An analysis of violence and ‘degrading behaviour’ in 304 scenes of pornography revealed that “88.2% contained physical aggression, principally spanking, gagging, and slapping, while 48.7% of scenes contained verbal aggression, primarily name-calling.”
The study shows that there is a clear pattern of women being on the receiving end of this abuse, “Perpetrators of aggression were usually male, whereas targets of aggression were overwhelmingly female. Targets most often showed pleasure or responded neutrally to the aggression.” (Aggression and Sexual Behavior in Best-Selling Pornography Videos: A Content Analysis Update)
The findings of positive or neutral reactions to being subjected to violence and disrespect is disturbing. Are a whole generation of young people ‘learning’ that violence and degrading behaviour are natural parts of human sexuality?
It might be easy for some to shrug their shoulders and say ‘well that kind of thing mustn’t be that commonplace’ but let me take this opportunity to remind readers of the ‘PornHub scandal’.
In 2020 The NewYork Times reported that pornhub is “infested” with rape videos and pointed out that the side receives 3.5 billion visits a month.
The article lists categories such as “child rapes, revenge pornography, spy cam videos of women showering, racist and misogynist content, and footage of women being asphyxiated in plastic bags.”

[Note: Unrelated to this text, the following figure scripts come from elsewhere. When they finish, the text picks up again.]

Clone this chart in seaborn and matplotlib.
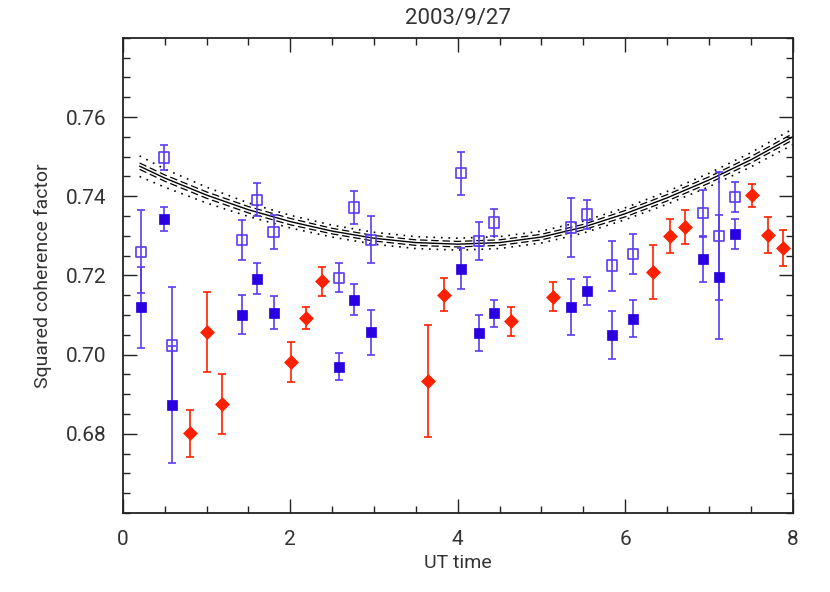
import numpy as np
import pandas as pd
import seaborn as sns
import matplotlib.pyplot as plt
from matplotlib.ticker import MultipleLocator

sns.set_style("ticks")
plt.rcParams['font.family'] = ['Roboto', 'DejaVu Sans']

# open blue squares
open_x = [0.22, 0.49, 0.59, 1.42, 1.60, 1.80, 2.58, 2.76, 2.96, 4.04,
          4.25, 4.43, 5.35, 5.54, 5.84, 6.09, 6.93, 7.12, 7.31]
open_y = [0.7260, 0.7498, 0.7023, 0.7289, 0.7391, 0.7310, 0.7194, 0.7372, 0.7290, 0.7458,
          0.7287, 0.7334, 0.7321, 0.7354, 0.7225, 0.7254, 0.7357, 0.7300, 0.7399]
open_err = [0.0105, 0.0032, 0.0149, 0.0050, 0.0042, 0.0043, 0.0037, 0.0042, 0.0059, 0.0054,
            0.0047, 0.0035, 0.0074, 0.0037, 0.0063, 0.0050, 0.0060, 0.0161, 0.0038]

# filled blue squares
fill_x = open_x
fill_y = [0.7120, 0.7343, 0.6874, 0.7101, 0.7192, 0.7106, 0.6970, 0.7139, 0.7056, 0.7217,
          0.7054, 0.7104, 0.7121, 0.7161, 0.7050, 0.7091, 0.7241, 0.7196, 0.7304]
fill_err = [0.0102, 0.0030, 0.0147, 0.0049, 0.0040, 0.0041, 0.0035, 0.0040, 0.0057, 0.0052,
            0.0045, 0.0033, 0.0071, 0.0035, 0.0061, 0.0047, 0.0058, 0.0157, 0.0038]

# red diamonds
red_x = [0.80, 1.01, 1.19, 2.01, 2.19, 2.38, 3.64, 3.83, 4.64, 5.14,
         6.33, 6.53, 6.72, 7.51, 7.70, 7.88]
red_y = [0.6801, 0.7057, 0.6875, 0.6982, 0.7092, 0.7185, 0.6933, 0.7151, 0.7084, 0.7146,
         0.7209, 0.7300, 0.7323, 0.7403, 0.7302, 0.7270]
red_err = [0.0060, 0.0100, 0.0075, 0.0051, 0.0028, 0.0036, 0.0142, 0.0042, 0.0036, 0.0037,
           0.0069, 0.0043, 0.0043, 0.0029, 0.0045, 0.0045]

# fitted curve with its bands
fit_x = [0.2, 0.5, 1.0, 1.5, 2.0, 2.5, 3.0, 3.5, 4.0, 4.5, 5.0, 5.5, 6.0, 6.5, 7.0, 7.5, 8.0]
fit_y = [0.7476, 0.7446, 0.7403, 0.7366, 0.7336, 0.7312, 0.7294, 0.7283, 0.7279,
         0.7283, 0.7297, 0.7322, 0.7356, 0.7396, 0.7441, 0.7492, 0.7550]
dash_w = [0.0008, 0.0008, 0.0008, 0.0008, 0.0008, 0.0007, 0.0007, 0.0007, 0.0007,
          0.0007, 0.0007, 0.0007, 0.0008, 0.0008, 0.0008, 0.0008, 0.0008]
dot_w = [0.0026, 0.0023, 0.0020, 0.0017, 0.0016, 0.0015, 0.0015, 0.0015, 0.0015,
         0.0015, 0.0015, 0.0015, 0.0015, 0.0016, 0.0017, 0.0018, 0.0020]

blue = "#2b00e0"
blue_light = "#5a3cf0"
red = "#ff2000"
ink = "#333333"

fig = plt.figure(figsize=(8.3, 5.92), dpi=100)
ax = fig.add_axes([0.148, 0.1334, 0.807, 0.8026])

fit = pd.DataFrame({"x": fit_x, "y": fit_y, "dw": dash_w, "tw": dot_w})
sns.lineplot(data=fit, x="x", y="y", color="black", lw=1.0, ax=ax)
for s in (1, -1):
    ax.plot(fit["x"], fit["y"] + s * fit["dw"], color="black", lw=0.9, ls=(0, (6, 3)))
    ax.plot(fit["x"], fit["y"] + s * fit["tw"], color="black", lw=1.2, ls=(0, (1, 3.5)))

ax.errorbar(open_x, open_y, yerr=open_err, fmt="none", ecolor=blue_light, elinewidth=1.2,
            capsize=3, capthick=1.2)
ax.errorbar(fill_x, fill_y, yerr=fill_err, fmt="none", ecolor=blue_light, elinewidth=1.2,
            capsize=3, capthick=1.2)
ax.errorbar(red_x, red_y, yerr=red_err, fmt="none", ecolor=red, elinewidth=1.2,
            capsize=3, capthick=1.2)

sns.scatterplot(x=open_x, y=open_y, marker="s", s=55, facecolor="none",
                edgecolor=blue_light, linewidth=1.2, ax=ax, zorder=5)
sns.scatterplot(x=fill_x, y=fill_y, marker="s", s=45, color=blue,
                edgecolor=blue, linewidth=0.5, ax=ax, zorder=5)
sns.scatterplot(x=red_x, y=red_y, marker="D", s=50, color=red,
                edgecolor=red, linewidth=0.5, ax=ax, zorder=5)

ax.set_xlim(0, 8)
ax.set_ylim(0.66, 0.78)
ax.set_xticks([0, 2, 4, 6, 8])
ax.set_yticks([0.68, 0.70, 0.72, 0.74, 0.76])
ax.set_yticklabels(["0.68", "0.70", "0.72", "0.74", "0.76"])
ax.xaxis.set_minor_locator(MultipleLocator(0.5))
ax.yaxis.set_minor_locator(MultipleLocator(0.005))
ax.tick_params(which="both", direction="in", top=True, right=True, colors="#222222",
               labelcolor=ink, labelsize=15, width=1.0)
ax.tick_params(which="major", length=10, pad=12)
ax.tick_params(which="minor", length=5)
for sp in ax.spines.values():
    sp.set_linewidth(1.3)
    sp.set_color("#222222")

ax.set_xlabel("UT time", fontsize=14, color=ink, labelpad=4)
ax.set_ylabel("Squared coherence factor", fontsize=14, color=ink, labelpad=10)
ax.set_title("2003/9/27", fontsize=16, color=ink, pad=10)

fig.savefig("out.png", dpi=100)
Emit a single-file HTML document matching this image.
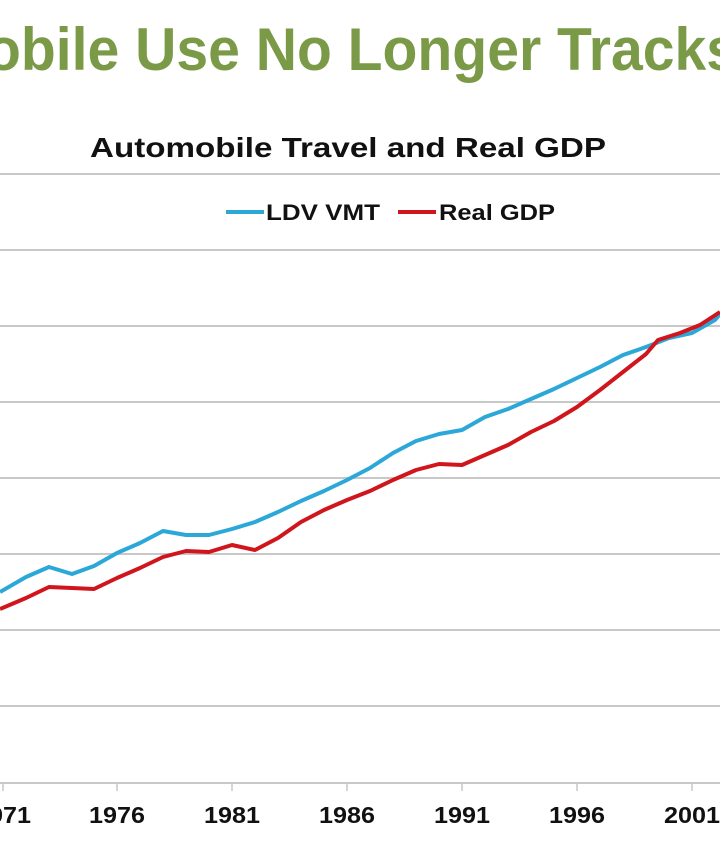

It is also written that using search terms specific to underage girls produced more than 100,000 results, “ Most aren’t children being assaulted, but too many are.”, the article states.
Shockingly it has also been reported that the mother of a missing 15 year old girl ‘found’ her daughter in videos on pornhub.
Just yesterday the Washington Examiner published an article detailing how the girl, who had been missing for a year, was featured in 58 videos of her own rape and abuse. It is reported that the girl’s mother received a ‘tip off’ that her missing child had been seen on the site.
CSO data from 2020 shows that 79.2% of reported sexual assault victims were female, “More than three-in-five (61.6%)” it says “were under 18 at the time the offence occurred”.
So there are an estimated 3.5 billion hits per month on a site that carries video of child rape.
Even if certain users do not view content containing minors (but then again how, I ask, do they actually know what they watch doesn’t feature underage or trafficked individuals) billions of people are frequently viewing images that, according to the study cited above, contain graphic images of violence and degradation. Is it any wonder that incidents like the sickening assault that led to the writing of this piece happen?
The Rutland Center, which provides treatment for those addicted to pornography posted this on their website, “The effects of pornography addiction on the brain are similar in many ways to substance-based addictions such as cocaine.”
“Like with many drugs, prolonged exposure to a stimulus such as pornography leads individuals to gain increased tolerance levels – thus leading them to gain addictive tendencies towards the substance.”
Does increase in ‘tolerance’ lead users to seek greater highs by seeking out more and more extreme imagery? The center’s list of porn addiction symptoms includes:
“Viewing pornography with progressively more intense or bizarre sexual content – typically meaning there is an increasing tolerance level to porn developing within the individual.”
It also lists increases in “aggressive, dominant, or emotionally disconnected.” behaviour.
If you read the details of the way those men treated that unfortunate 17 year old girl, you will likely come to the conclusion that their behaviour was quite clearly symptomatic of at least some of those traits.